Write out, exactly and only, the lines that run from the top of the records to the line with "window_sizes = [8, 16, 32, 64, 128]". Include both ends; exclude pictures.

Material for this exercise
----------

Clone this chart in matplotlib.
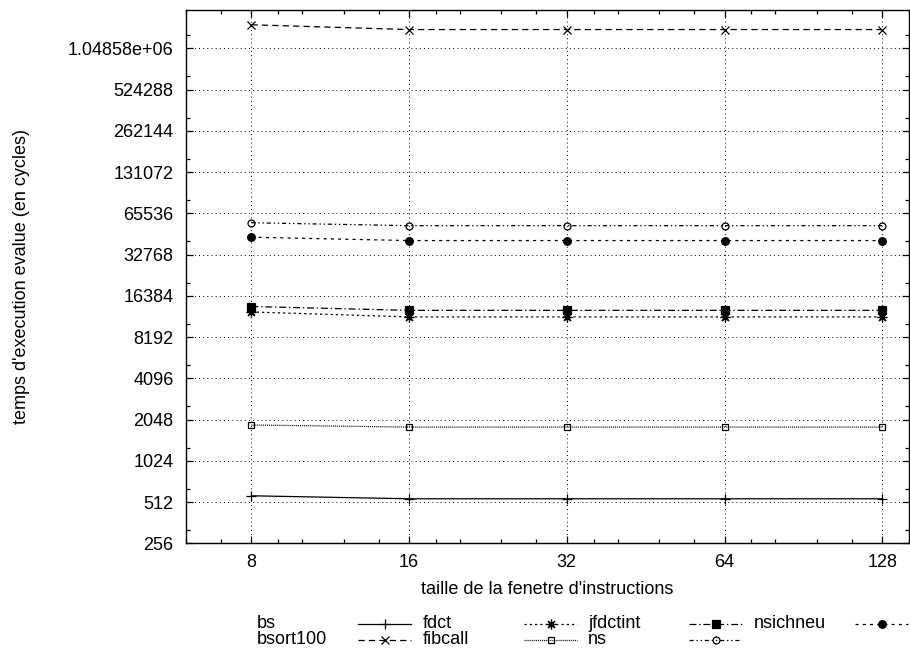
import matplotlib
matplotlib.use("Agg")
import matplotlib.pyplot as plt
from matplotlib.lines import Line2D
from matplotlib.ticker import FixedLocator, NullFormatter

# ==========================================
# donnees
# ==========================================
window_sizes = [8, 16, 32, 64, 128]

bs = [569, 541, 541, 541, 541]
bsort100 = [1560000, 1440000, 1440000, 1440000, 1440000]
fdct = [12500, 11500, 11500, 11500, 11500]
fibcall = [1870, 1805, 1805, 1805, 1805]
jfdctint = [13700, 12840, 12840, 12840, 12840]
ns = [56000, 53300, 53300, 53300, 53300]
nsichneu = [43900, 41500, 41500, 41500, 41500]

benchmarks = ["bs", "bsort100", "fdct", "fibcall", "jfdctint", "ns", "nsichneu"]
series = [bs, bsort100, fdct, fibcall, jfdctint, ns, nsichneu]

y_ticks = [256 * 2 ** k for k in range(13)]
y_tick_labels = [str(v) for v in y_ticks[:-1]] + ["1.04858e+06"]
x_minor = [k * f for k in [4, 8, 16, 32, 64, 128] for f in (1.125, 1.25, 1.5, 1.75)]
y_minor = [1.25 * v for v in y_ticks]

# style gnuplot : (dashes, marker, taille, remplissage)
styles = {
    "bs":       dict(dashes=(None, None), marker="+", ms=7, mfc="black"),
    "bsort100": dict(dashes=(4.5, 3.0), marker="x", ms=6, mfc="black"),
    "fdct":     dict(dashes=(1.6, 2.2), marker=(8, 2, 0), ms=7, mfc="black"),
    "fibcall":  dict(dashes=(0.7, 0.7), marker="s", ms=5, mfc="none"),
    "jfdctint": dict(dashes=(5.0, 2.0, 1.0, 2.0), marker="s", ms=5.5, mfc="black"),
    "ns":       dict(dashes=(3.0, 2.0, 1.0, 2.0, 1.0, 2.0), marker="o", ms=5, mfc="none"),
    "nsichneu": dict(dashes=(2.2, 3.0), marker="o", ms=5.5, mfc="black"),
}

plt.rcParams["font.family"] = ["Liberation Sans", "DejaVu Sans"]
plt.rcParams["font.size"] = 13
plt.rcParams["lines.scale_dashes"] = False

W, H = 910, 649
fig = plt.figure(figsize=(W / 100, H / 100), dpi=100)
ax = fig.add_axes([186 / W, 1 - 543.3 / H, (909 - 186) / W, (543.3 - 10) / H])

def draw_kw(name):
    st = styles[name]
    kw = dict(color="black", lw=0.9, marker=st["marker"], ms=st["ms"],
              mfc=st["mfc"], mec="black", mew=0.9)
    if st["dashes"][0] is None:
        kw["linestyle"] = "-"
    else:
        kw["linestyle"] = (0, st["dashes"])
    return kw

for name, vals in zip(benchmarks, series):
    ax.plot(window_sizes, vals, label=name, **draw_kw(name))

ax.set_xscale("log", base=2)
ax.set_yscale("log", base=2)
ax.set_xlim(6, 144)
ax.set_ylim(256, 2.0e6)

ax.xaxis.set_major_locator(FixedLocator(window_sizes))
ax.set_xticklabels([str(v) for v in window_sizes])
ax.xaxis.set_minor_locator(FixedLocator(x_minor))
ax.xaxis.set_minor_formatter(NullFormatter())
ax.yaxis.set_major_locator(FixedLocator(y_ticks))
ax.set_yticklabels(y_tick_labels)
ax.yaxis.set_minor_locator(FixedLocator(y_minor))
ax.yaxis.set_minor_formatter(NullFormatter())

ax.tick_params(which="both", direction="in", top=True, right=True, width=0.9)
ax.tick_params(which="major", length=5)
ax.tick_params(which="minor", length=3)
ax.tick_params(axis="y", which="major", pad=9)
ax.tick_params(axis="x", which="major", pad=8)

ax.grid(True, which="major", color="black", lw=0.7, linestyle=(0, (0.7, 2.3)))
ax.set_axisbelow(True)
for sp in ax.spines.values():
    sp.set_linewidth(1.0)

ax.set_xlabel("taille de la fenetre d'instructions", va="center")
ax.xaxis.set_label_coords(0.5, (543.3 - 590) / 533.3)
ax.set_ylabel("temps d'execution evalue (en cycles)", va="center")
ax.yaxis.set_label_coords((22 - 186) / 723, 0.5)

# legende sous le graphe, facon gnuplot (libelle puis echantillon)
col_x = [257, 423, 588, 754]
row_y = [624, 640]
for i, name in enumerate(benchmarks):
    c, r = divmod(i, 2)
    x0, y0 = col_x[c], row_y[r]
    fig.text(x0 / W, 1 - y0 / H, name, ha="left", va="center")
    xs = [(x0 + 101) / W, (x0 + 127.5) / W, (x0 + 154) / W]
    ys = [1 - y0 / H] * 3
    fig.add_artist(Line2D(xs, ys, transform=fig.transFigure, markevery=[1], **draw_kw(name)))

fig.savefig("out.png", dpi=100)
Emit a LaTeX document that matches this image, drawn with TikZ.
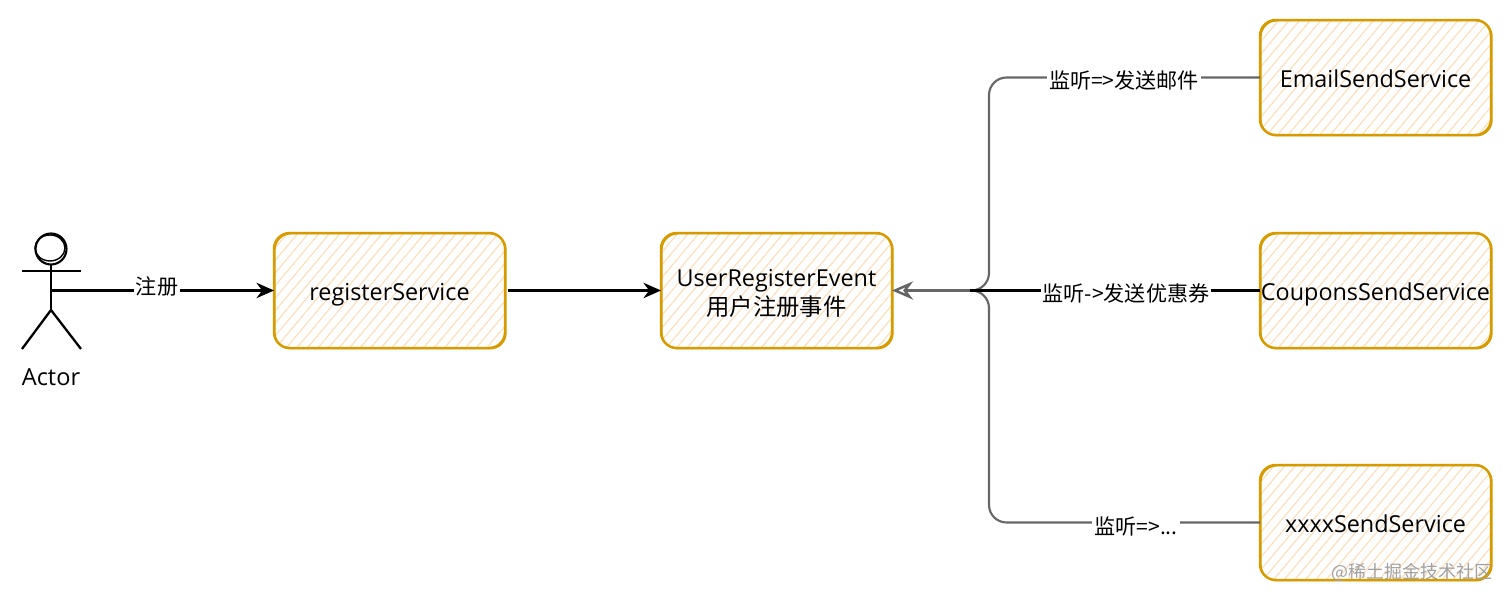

----------

Correct response
Clone this chart in matplotlib.
import matplotlib
matplotlib.use("Agg")
import matplotlib.pyplot as plt
from matplotlib.lines import Line2D
from matplotlib.ticker import FixedLocator, NullFormatter

# ==========================================
# donnees
# ==========================================
window_sizes = [8, 16, 32, 64, 128]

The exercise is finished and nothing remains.